“[W]riting is physical,” Natalie Goldberg says in her book, Writing Down the Bones (p.50). I, along with many of my other NaNoWriMo participant colleagues (I think), would agree.
Last year at this time, I dove – head on – into writing. I’d been talking about writing all summer. I registered for a writing class that would take place just after the new year. And, in a rare move contradictory to my no-risk personality, I signed up for NaNoWriMo. Even more surprising, I wrote a somewhat lucid story that inched passed the 50,000 word count. Up until the moment the purple NaNo word meter hit the 50,000 mark and flashed “you’re a winner,” I authored only short, undeveloped stories that barely registered 1000 words.
This year, I signed up for NaNoWriMo by accident. Really. I logged on to my account to check up on an old message in my inbox. When a window full of legalese popped up and asked if I would accept, I thought, sure, I’ve been here before. Click.
Wait. Accept? Accept what? Oh, boy.
I tabbed over to my author info page. Sure enough, that little purple line was back down to zero. It stared me in the face, like a digital taunt, daring me to try again.
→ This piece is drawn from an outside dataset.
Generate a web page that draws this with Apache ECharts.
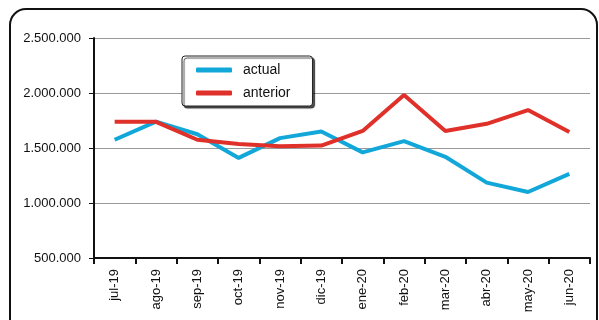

I’ve had to remind myself, as the days inch toward November 1st, that NaNoWriMo is another exercise in writing. Natalie Goldberg emphasizes the importance of exercise when she says “[t]he rule for writing practice of “keeping your hand moving,” not stopping, actually is a way to physically break through your mental resistances and cut through the concept that writing is just about ideas and thinking” (p.50). She, of course, means pen-to-paper. But, I believe, in translating her philosophy to hand-to-keyboard, NaNoWriMo offers a 30-day plan to whip my writer’s mind in shape: “cut through” my tendency to think too hard about a story, pound out 2000 words a day (on a good day), and see what becomes of the characters and the work.
NaNoWriMo is initiation by fire for those writers who want to come out of hiding. It’s a test of tolerance and discipline. And, it’s an intervention with your mind’s editor, a reason to send her away for the next 30 days. If writing 50,000 words of one story makes you want to take a nap, if you’d rather dream up your story than put it down on “paper,” remember writing is an art to be learned and practiced. No good story comes out perfect the first time around. I’ve heard it over and over, but my stubborn (sometimes egotistical) mind refuses to listen.
To combat that stubbornness, I’ll take on another 30-day challenge of late nights, fast typing, sweat, and a maybe a few tears. Oh, and fun. NaNoWriMo is supposed to be fun!
Natalie Goldberg, Writing Down the Bones (Boston, MA: Shambhala Publications, Inc, 1986), p. 50.